#### PROVIDED DATA ####
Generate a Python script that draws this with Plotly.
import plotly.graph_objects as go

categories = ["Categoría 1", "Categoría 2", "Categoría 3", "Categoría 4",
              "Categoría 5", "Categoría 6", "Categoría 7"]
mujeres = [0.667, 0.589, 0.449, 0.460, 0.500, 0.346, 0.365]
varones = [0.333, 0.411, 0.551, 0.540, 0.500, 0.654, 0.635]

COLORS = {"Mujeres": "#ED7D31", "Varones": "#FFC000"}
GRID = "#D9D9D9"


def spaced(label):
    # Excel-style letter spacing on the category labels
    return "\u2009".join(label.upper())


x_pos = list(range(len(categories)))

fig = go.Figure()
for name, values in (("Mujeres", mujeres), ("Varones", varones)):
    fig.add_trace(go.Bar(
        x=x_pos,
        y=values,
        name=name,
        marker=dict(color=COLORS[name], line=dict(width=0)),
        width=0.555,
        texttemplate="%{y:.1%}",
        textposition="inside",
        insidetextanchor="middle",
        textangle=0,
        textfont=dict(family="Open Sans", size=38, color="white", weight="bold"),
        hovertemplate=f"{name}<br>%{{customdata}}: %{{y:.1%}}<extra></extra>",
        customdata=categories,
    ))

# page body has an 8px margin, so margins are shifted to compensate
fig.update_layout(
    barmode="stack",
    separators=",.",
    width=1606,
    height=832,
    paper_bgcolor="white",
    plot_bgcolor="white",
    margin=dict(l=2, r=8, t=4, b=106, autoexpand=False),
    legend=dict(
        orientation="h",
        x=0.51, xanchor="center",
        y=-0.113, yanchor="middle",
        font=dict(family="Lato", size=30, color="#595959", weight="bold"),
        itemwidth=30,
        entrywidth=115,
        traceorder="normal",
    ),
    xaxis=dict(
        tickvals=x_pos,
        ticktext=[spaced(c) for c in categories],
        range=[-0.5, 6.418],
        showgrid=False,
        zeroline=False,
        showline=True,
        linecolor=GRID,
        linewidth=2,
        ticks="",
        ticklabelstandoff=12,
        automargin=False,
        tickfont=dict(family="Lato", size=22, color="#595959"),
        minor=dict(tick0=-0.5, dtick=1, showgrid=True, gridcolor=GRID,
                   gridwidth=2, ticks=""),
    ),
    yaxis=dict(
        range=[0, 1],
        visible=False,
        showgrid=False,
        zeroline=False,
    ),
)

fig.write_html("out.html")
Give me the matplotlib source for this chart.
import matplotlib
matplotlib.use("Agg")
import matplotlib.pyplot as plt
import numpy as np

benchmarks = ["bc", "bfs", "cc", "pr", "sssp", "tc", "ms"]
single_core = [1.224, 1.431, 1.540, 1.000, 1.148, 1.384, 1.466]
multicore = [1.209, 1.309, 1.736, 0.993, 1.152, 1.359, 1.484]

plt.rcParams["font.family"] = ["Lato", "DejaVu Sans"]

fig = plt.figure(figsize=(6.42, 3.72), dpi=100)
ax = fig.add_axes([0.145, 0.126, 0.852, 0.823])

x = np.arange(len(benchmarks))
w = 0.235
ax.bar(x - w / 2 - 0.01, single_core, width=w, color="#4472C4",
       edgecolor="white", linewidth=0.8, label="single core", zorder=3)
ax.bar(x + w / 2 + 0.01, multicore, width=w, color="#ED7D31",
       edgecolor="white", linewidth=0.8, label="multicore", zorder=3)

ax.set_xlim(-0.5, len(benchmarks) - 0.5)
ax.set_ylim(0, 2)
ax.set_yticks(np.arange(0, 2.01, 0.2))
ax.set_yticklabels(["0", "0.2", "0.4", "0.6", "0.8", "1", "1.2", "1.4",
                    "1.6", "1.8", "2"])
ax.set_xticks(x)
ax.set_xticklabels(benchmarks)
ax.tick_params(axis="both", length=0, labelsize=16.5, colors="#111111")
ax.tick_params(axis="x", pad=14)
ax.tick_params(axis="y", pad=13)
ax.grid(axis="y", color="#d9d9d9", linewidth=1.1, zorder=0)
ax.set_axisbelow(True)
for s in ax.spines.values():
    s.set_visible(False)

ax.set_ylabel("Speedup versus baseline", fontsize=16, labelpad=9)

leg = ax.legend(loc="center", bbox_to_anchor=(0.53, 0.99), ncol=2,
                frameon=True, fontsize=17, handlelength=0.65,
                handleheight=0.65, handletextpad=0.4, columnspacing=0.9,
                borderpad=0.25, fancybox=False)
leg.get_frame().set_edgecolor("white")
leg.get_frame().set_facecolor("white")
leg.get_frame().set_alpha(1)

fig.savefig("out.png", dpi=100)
####
AIM:
Without leaving anything out, give the entries again exactly.

COMPLETED EXERCISE:
Generate a Python script that draws this with Plotly.
import plotly.graph_objects as go

categories = ["Categoría 1", "Categoría 2", "Categoría 3", "Categoría 4",
              "Categoría 5", "Categoría 6", "Categoría 7"]
mujeres = [0.667, 0.589, 0.449, 0.460, 0.500, 0.346, 0.365]
varones = [0.333, 0.411, 0.551, 0.540, 0.500, 0.654, 0.635]

COLORS = {"Mujeres": "#ED7D31", "Varones": "#FFC000"}
GRID = "#D9D9D9"


def spaced(label):
    # Excel-style letter spacing on the category labels
    return "\u2009".join(label.upper())


x_pos = list(range(len(categories)))

fig = go.Figure()
for name, values in (("Mujeres", mujeres), ("Varones", varones)):
    fig.add_trace(go.Bar(
        x=x_pos,
        y=values,
        name=name,
        marker=dict(color=COLORS[name], line=dict(width=0)),
        width=0.555,
        texttemplate="%{y:.1%}",
        textposition="inside",
        insidetextanchor="middle",
        textangle=0,
        textfont=dict(family="Open Sans", size=38, color="white", weight="bold"),
        hovertemplate=f"{name}<br>%{{customdata}}: %{{y:.1%}}<extra></extra>",
        customdata=categories,
    ))

# page body has an 8px margin, so margins are shifted to compensate
fig.update_layout(
    barmode="stack",
    separators=",.",
    width=1606,
    height=832,
    paper_bgcolor="white",
    plot_bgcolor="white",
    margin=dict(l=2, r=8, t=4, b=106, autoexpand=False),
    legend=dict(
        orientation="h",
        x=0.51, xanchor="center",
        y=-0.113, yanchor="middle",
        font=dict(family="Lato", size=30, color="#595959", weight="bold"),
        itemwidth=30,
        entrywidth=115,
        traceorder="normal",
    ),
    xaxis=dict(
        tickvals=x_pos,
        ticktext=[spaced(c) for c in categories],
        range=[-0.5, 6.418],
        showgrid=False,
        zeroline=False,
        showline=True,
        linecolor=GRID,
        linewidth=2,
        ticks="",
        ticklabelstandoff=12,
        automargin=False,
        tickfont=dict(family="Lato", size=22, color="#595959"),
        minor=dict(tick0=-0.5, dtick=1, showgrid=True, gridcolor=GRID,
                   gridwidth=2, ticks=""),
    ),
    yaxis=dict(
        range=[0, 1],
        visible=False,
        showgrid=False,
        zeroline=False,
    ),
)

fig.write_html("out.html")
Give me the matplotlib source for this chart.
import matplotlib
matplotlib.use("Agg")
import matplotlib.pyplot as plt
import numpy as np

benchmarks = ["bc", "bfs", "cc", "pr", "sssp", "tc", "ms"]
single_core = [1.224, 1.431, 1.540, 1.000, 1.148, 1.384, 1.466]
multicore = [1.209, 1.309, 1.736, 0.993, 1.152, 1.359, 1.484]

plt.rcParams["font.family"] = ["Lato", "DejaVu Sans"]

fig = plt.figure(figsize=(6.42, 3.72), dpi=100)
ax = fig.add_axes([0.145, 0.126, 0.852, 0.823])

x = np.arange(len(benchmarks))
w = 0.235
ax.bar(x - w / 2 - 0.01, single_core, width=w, color="#4472C4",
       edgecolor="white", linewidth=0.8, label="single core", zorder=3)
ax.bar(x + w / 2 + 0.01, multicore, width=w, color="#ED7D31",
       edgecolor="white", linewidth=0.8, label="multicore", zorder=3)

ax.set_xlim(-0.5, len(benchmarks) - 0.5)
ax.set_ylim(0, 2)
ax.set_yticks(np.arange(0, 2.01, 0.2))
ax.set_yticklabels(["0", "0.2", "0.4", "0.6", "0.8", "1", "1.2", "1.4",
                    "1.6", "1.8", "2"])
ax.set_xticks(x)
ax.set_xticklabels(benchmarks)
ax.tick_params(axis="both", length=0, labelsize=16.5, colors="#111111")
ax.tick_params(axis="x", pad=14)
ax.tick_params(axis="y", pad=13)
ax.grid(axis="y", color="#d9d9d9", linewidth=1.1, zorder=0)
ax.set_axisbelow(True)
for s in ax.spines.values():
    s.set_visible(False)

ax.set_ylabel("Speedup versus baseline", fontsize=16, labelpad=9)

leg = ax.legend(loc="center", bbox_to_anchor=(0.53, 0.99), ncol=2,
                frameon=True, fontsize=17, handlelength=0.65,
                handleheight=0.65, handletextpad=0.4, columnspacing=0.9,
                borderpad=0.25, fancybox=False)
leg.get_frame().set_edgecolor("white")
leg.get_frame().set_facecolor("white")
leg.get_frame().set_alpha(1)

fig.savefig("out.png", dpi=100)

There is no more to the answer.